TASK GOAL. Copy the data precisely, character for character, and leave out every picture.
━━━━━━
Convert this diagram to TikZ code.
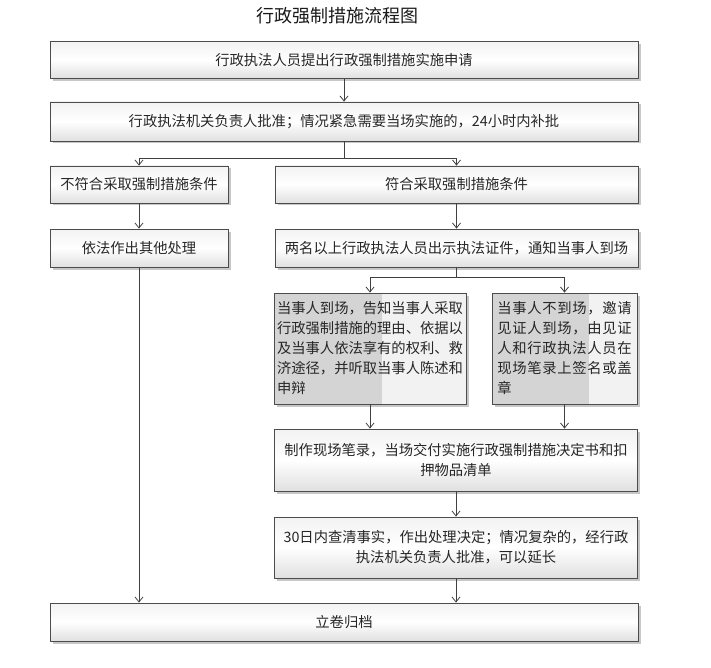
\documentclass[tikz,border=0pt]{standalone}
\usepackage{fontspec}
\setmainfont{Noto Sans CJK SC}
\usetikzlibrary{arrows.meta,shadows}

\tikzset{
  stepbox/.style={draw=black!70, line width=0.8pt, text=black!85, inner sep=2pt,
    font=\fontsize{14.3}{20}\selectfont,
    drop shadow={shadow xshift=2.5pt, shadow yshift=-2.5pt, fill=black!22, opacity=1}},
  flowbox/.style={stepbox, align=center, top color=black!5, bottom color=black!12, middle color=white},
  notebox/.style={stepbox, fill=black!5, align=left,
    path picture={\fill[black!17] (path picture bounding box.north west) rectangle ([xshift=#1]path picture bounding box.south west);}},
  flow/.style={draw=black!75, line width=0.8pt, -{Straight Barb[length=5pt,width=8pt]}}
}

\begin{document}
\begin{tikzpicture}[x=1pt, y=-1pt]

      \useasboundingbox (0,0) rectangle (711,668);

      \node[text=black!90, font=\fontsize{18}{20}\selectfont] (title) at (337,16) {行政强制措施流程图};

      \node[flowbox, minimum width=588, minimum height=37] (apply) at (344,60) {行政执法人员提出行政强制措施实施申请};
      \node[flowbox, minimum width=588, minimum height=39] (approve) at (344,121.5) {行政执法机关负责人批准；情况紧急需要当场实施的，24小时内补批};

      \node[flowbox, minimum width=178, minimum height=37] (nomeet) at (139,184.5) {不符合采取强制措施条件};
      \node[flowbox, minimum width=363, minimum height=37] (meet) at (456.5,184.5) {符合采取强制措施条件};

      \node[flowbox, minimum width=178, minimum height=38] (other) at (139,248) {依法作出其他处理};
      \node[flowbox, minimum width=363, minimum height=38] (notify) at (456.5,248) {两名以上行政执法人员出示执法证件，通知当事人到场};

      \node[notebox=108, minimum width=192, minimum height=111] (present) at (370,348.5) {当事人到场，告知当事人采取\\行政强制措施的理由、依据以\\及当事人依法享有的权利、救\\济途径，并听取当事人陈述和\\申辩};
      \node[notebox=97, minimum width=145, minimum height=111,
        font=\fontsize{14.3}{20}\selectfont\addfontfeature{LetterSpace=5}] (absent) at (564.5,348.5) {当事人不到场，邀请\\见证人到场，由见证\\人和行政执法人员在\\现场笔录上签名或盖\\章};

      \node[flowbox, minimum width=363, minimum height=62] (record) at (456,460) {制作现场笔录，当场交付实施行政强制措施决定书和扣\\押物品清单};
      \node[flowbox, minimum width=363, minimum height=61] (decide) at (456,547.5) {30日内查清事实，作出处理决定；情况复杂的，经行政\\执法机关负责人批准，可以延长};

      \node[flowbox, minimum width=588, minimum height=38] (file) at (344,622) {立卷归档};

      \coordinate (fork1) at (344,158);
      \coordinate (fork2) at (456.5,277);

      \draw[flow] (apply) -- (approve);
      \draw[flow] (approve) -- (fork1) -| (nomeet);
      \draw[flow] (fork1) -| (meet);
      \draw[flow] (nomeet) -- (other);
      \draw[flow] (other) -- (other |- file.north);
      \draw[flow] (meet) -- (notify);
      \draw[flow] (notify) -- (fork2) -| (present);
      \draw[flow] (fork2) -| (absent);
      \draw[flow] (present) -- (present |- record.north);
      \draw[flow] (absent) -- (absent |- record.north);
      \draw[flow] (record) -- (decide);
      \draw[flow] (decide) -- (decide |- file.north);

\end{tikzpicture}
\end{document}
━━━━━━
EXERCISE SOLUTION.
Convert this diagram to TikZ code.
\documentclass[tikz,border=0pt]{standalone}
\usepackage{fontspec}
\setmainfont{Noto Sans CJK SC}
\usetikzlibrary{arrows.meta,shadows}

\tikzset{
  stepbox/.style={draw=black!70, line width=0.8pt, text=black!85, inner sep=2pt,
    font=\fontsize{14.3}{20}\selectfont,
    drop shadow={shadow xshift=2.5pt, shadow yshift=-2.5pt, fill=black!22, opacity=1}},
  flowbox/.style={stepbox, align=center, top color=black!5, bottom color=black!12, middle color=white},
  notebox/.style={stepbox, fill=black!5, align=left,
    path picture={\fill[black!17] (path picture bounding box.north west) rectangle ([xshift=#1]path picture bounding box.south west);}},
  flow/.style={draw=black!75, line width=0.8pt, -{Straight Barb[length=5pt,width=8pt]}}
}

\begin{document}
\begin{tikzpicture}[x=1pt, y=-1pt]

      \useasboundingbox (0,0) rectangle (711,668);

      \node[text=black!90, font=\fontsize{18}{20}\selectfont] (title) at (337,16) {行政强制措施流程图};

      \node[flowbox, minimum width=588, minimum height=37] (apply) at (344,60) {行政执法人员提出行政强制措施实施申请};
      \node[flowbox, minimum width=588, minimum height=39] (approve) at (344,121.5) {行政执法机关负责人批准；情况紧急需要当场实施的，24小时内补批};

      \node[flowbox, minimum width=178, minimum height=37] (nomeet) at (139,184.5) {不符合采取强制措施条件};
      \node[flowbox, minimum width=363, minimum height=37] (meet) at (456.5,184.5) {符合采取强制措施条件};

      \node[flowbox, minimum width=178, minimum height=38] (other) at (139,248) {依法作出其他处理};
      \node[flowbox, minimum width=363, minimum height=38] (notify) at (456.5,248) {两名以上行政执法人员出示执法证件，通知当事人到场};

      \node[notebox=108, minimum width=192, minimum height=111] (present) at (370,348.5) {当事人到场，告知当事人采取\\行政强制措施的理由、依据以\\及当事人依法享有的权利、救\\济途径，并听取当事人陈述和\\申辩};
      \node[notebox=97, minimum width=145, minimum height=111,
        font=\fontsize{14.3}{20}\selectfont\addfontfeature{LetterSpace=5}] (absent) at (564.5,348.5) {当事人不到场，邀请\\见证人到场，由见证\\人和行政执法人员在\\现场笔录上签名或盖\\章};

      \node[flowbox, minimum width=363, minimum height=62] (record) at (456,460) {制作现场笔录，当场交付实施行政强制措施决定书和扣\\押物品清单};
      \node[flowbox, minimum width=363, minimum height=61] (decide) at (456,547.5) {30日内查清事实，作出处理决定；情况复杂的，经行政\\执法机关负责人批准，可以延长};

      \node[flowbox, minimum width=588, minimum height=38] (file) at (344,622) {立卷归档};

      \coordinate (fork1) at (344,158);
      \coordinate (fork2) at (456.5,277);

      \draw[flow] (apply) -- (approve);
      \draw[flow] (approve) -- (fork1) -| (nomeet);
      \draw[flow] (fork1) -| (meet);
      \draw[flow] (nomeet) -- (other);
      \draw[flow] (other) -- (other |- file.north);
      \draw[flow] (meet) -- (notify);
      \draw[flow] (notify) -- (fork2) -| (present);
      \draw[flow] (fork2) -| (absent);
      \draw[flow] (present) -- (present |- record.north);
      \draw[flow] (absent) -- (absent |- record.north);
      \draw[flow] (record) -- (decide);
      \draw[flow] (decide) -- (decide |- file.north);

\end{tikzpicture}
\end{document}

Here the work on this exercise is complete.